# Fireplace Grate for cooking with Cast Iron Skillets



## shadownmss (Nov 13, 2012)

We are fortunate enough to have a fireplace in both the living room and kitchen. My wife loves to cook with cast iron skillets on an open fire. So the old fireplace grate was ready to be replaced and i was not going to spend $40.00 on a cheap chinese made cast iron piece of junk that will burn up in no time. I welded my own out of 1/2 inch rebar and incorporated a cook shelf with three adjustable levels. The grate is 32" across at the front, 24" across at the back and 20" deep. Should you just want to have a fire in the kitchen you simply remove the the cook shelf. This will be very durable, I previously made a rebar fireplace grate for the living room and it is still going strong after two seasons of use. I just thought i would share the idea.

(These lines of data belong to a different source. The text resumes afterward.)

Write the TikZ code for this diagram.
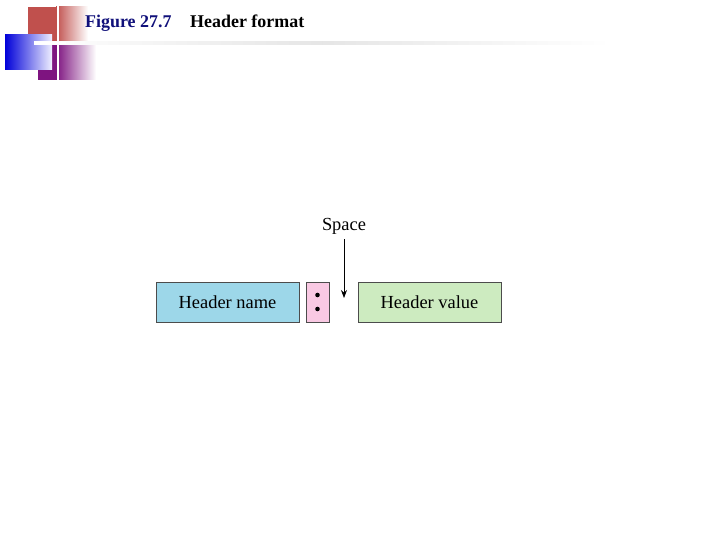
\documentclass[tikz,border=0pt]{standalone}
\usepackage{fontspec}
\setmainfont{Liberation Serif}
\usepackage{tikz}
\usetikzlibrary{positioning,arrows.meta}
\definecolor{namecol}{HTML}{9DD7E9}
\definecolor{colcol}{HTML}{F9C9E3}
\definecolor{valcol}{HTML}{CDEBC0}
\definecolor{titleblue}{HTML}{10107A}
\definecolor{brick}{HTML}{C0504D}
\definecolor{plum}{HTML}{7E1480}
\tikzset{
    field/.style={draw=black!70,line width=0.6pt,minimum height=40bp,inner sep=0pt,font=\fontsize{18.5}{20}\selectfont},
    every label/.append style={black}
}

\begin{document}
\begin{tikzpicture}[x=1bp,y=-1bp]
    \useasboundingbox (0,0) rectangle (720,540);
    % corner decoration
    \shade[left color=brick, right color=white] (56,7) rectangle (88,42);
    \fill[brick] (28,7) rectangle (56,42);
    \shade[left color=plum, right color=white] (56,45) rectangle (96,80);
    \fill[plum] (38,45) rectangle (56,80);
    \shade[left color=blue!85!black, right color=blue!6] (5,35) rectangle (52,70);
    \draw[white,line width=2.5bp] (58,0) -- (58,82);
    \shade[left color=white, right color=white, middle color=black!10] (34,42) rectangle (610,45);
    \draw[white,line width=1.5bp] (34,43) -- (66,43);
    % title
    \node[anchor=base west,font=\bfseries\fontsize{18}{20}\selectfont,text=titleblue,inner sep=0pt] (fig) at (85,28) {Figure 27.7};
    \node[anchor=base west,font=\bfseries\fontsize{18}{20}\selectfont,inner sep=0pt] (title) at (190,28) {Header format};
    % header line
    \node[field,fill=namecol,minimum width=143bp] (name) at (227.5,302) {Header name};
    \node[field,fill=colcol,minimum width=23bp] (colon) at (317.5,302) {};
    \fill (colon.center) ++(0,-7) circle (2.3bp);
    \fill (colon.center) ++(0,7) circle (2.3bp);
    \node[field,fill=valcol,minimum width=143bp] (value) at (429.5,302) {Header value};
    \coordinate (gap) at (344,298);
    \node[font=\fontsize{18.5}{20}\selectfont,inner sep=1pt] (space) at (344,226) {Space};
    \draw[-{Stealth[length=8bp,width=6bp]},line width=0.7bp] (space.south) ++(0,4) -- (gap);
\end{tikzpicture}
\end{document}
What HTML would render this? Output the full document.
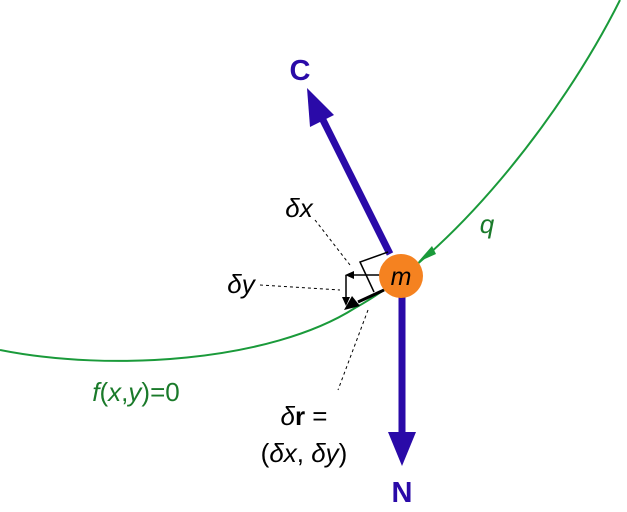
<!DOCTYPE html><html><head><style>body{margin:0;background:#fff}svg{display:block}</style></head><body>
<svg width="627" height="512" xmlns="http://www.w3.org/2000/svg" font-family="Liberation Sans, sans-serif">
<path d="M0,350 C110,372 270,362 355,308 C450,256 560,120 620,0" fill="none" stroke="#1a9a3a" stroke-width="2"/>
<polygon points="418,262 432,246 436,254" fill="#1a9a3a"/>
<line x1="390" y1="254" x2="322" y2="118" stroke="#2a0aa8" stroke-width="7"/>
<polygon points="307,88 334,115 310,127" fill="#2a0aa8"/>
<line x1="402" y1="296" x2="402" y2="438" stroke="#2a0aa8" stroke-width="7"/>
<polygon points="388,432 416,432 402,466" fill="#2a0aa8"/>
<g stroke="#000" stroke-width="1" stroke-dasharray="3,3" fill="none">
<line x1="315" y1="220" x2="350" y2="265"/>
<line x1="260" y1="285" x2="340" y2="290"/>
<line x1="368" y1="310" x2="338" y2="390"/>
</g>
<g stroke="#000" stroke-width="1.5" fill="none">
<polyline points="388,252 360,262 374,292"/>
<line x1="380" y1="275" x2="352" y2="275"/>
<line x1="346" y1="275" x2="346" y2="300"/>
<line x1="384" y1="290" x2="358" y2="302" stroke-width="3"/>
</g>
<polygon points="345,275 354,271 354,279" fill="#000"/>
<polygon points="346,306 342,297 350,297" fill="#000"/>
<polygon points="344,310 352,296 360,306" fill="#000"/>
<circle cx="401" cy="276" r="22" fill="#f58220"/>
<text x="401" y="285" font-size="25" font-style="italic" text-anchor="middle">m</text>
<text x="300" y="80" font-size="29" font-weight="bold" fill="#2a0aa8" text-anchor="middle">C</text>
<text x="402" y="502" font-size="29" font-weight="bold" fill="#2a0aa8" text-anchor="middle">N</text>
<text x="487" y="233" font-size="26" font-style="italic" fill="#1a7a2a" text-anchor="middle">q</text>
<text x="299" y="217" font-size="26" font-style="italic" text-anchor="middle">δx</text>
<text x="241" y="293" font-size="26" font-style="italic" text-anchor="middle">δy</text>
<text x="136" y="401" font-size="26" fill="#1a7a2a" text-anchor="middle"><tspan font-style="italic">f</tspan>(<tspan font-style="italic">x</tspan>,<tspan font-style="italic">y</tspan>)=0</text>
<text x="304" y="425" font-size="26" text-anchor="middle"><tspan font-style="italic">δ</tspan><tspan font-weight="bold">r</tspan> =</text>
<text x="304" y="462" font-size="26" text-anchor="middle">(<tspan font-style="italic">δx</tspan>, <tspan font-style="italic">δy</tspan>)</text>
</svg></body></html>
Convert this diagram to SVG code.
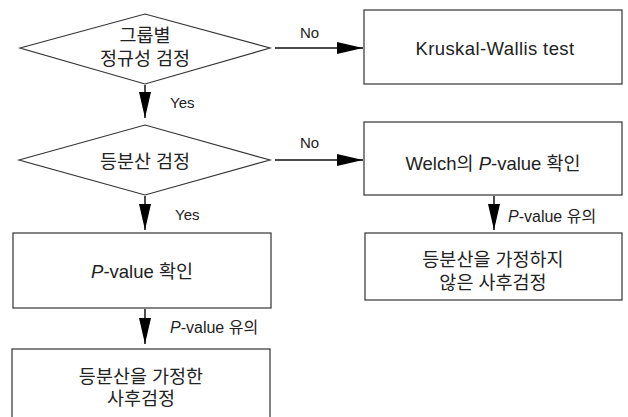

Friends of ours came over to the house now they want me to build one for their fireplace. Does anyone know if there is such a thing as a standard size for a fireplace? If so I may try and build some and see if my local farm supply (I know the owner) can sell them.


----------



## crystalphoto (Nov 8, 2012)

Nice looking setup.


----------



## Smitty901 (Nov 16, 2012)

Very nice set up


----------



## shotlady (Aug 30, 2012)

sure is id like something like that!


----------



## Fuzzee (Nov 20, 2012)

Very nice.


----------



## Verteidiger (Nov 16, 2012)

Clever. I like how you fit it in so custom cut, so nothing slides or falls off. ::clapping::

Pat yourself on the back. You deserve it!


----------